You could in theory use the Pi to try and draw too much current, or maybe attempt some kind of timing attack by greying out the power supply. However everything is very well decoupled, so it’s unlikely.

The most probable attack would be to try to blow the fuse that feeds the auxiliary output, at which point the alarm system will go into alarm.

Attack WiFi

The Pi is connected to WiFi, and an deauthentication attack could be leveraged against it. This would remove the ability for it to notify, however it would still record.

Given this is an informational service (and will not trigger police action) I’m happy to accept this risk. It’s unlikely a thief would even know this is present.

I could move this project to Ethernet with a dongle or different Pi, removing this risk. A different mitigation would be to bring a USB GSM modem into the mix, and use it to send SMS’ if system could not trigger Pushover. (BT RedCare often has a GSM fallback.)


This to me is the biggest risk, if you managed to get through the various layers of defence this device lives behind, you would be able to extract information about when we are likely to be at home, or when the alarm is set.

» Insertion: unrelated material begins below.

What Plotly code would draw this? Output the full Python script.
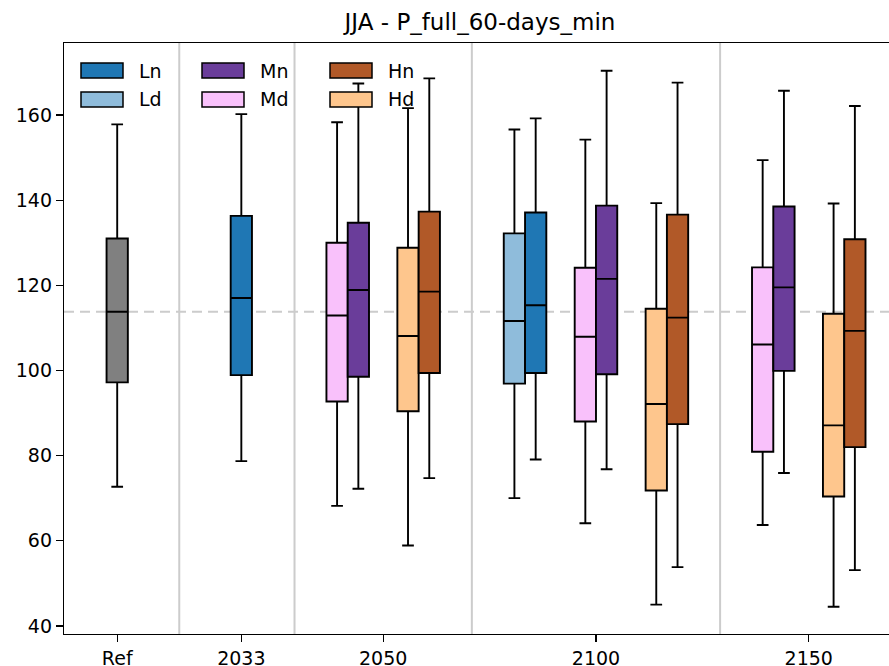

I’m not going to talk specifically about mitigation to IP attacks. Suffice to say my home network is better secured then most businesses and I take further measures with sensitive devices.


All together a nice Saturday project, completed start to finish. The main extension I want to do is pestering users to arm the alarm.

Another possible extension, however will need a lot of thought is being able to set the alarm via the API. Zones can be configured as key switches which can set/unset the alarm, so I’d need some incorruptible hardware logic to ensure it can only set.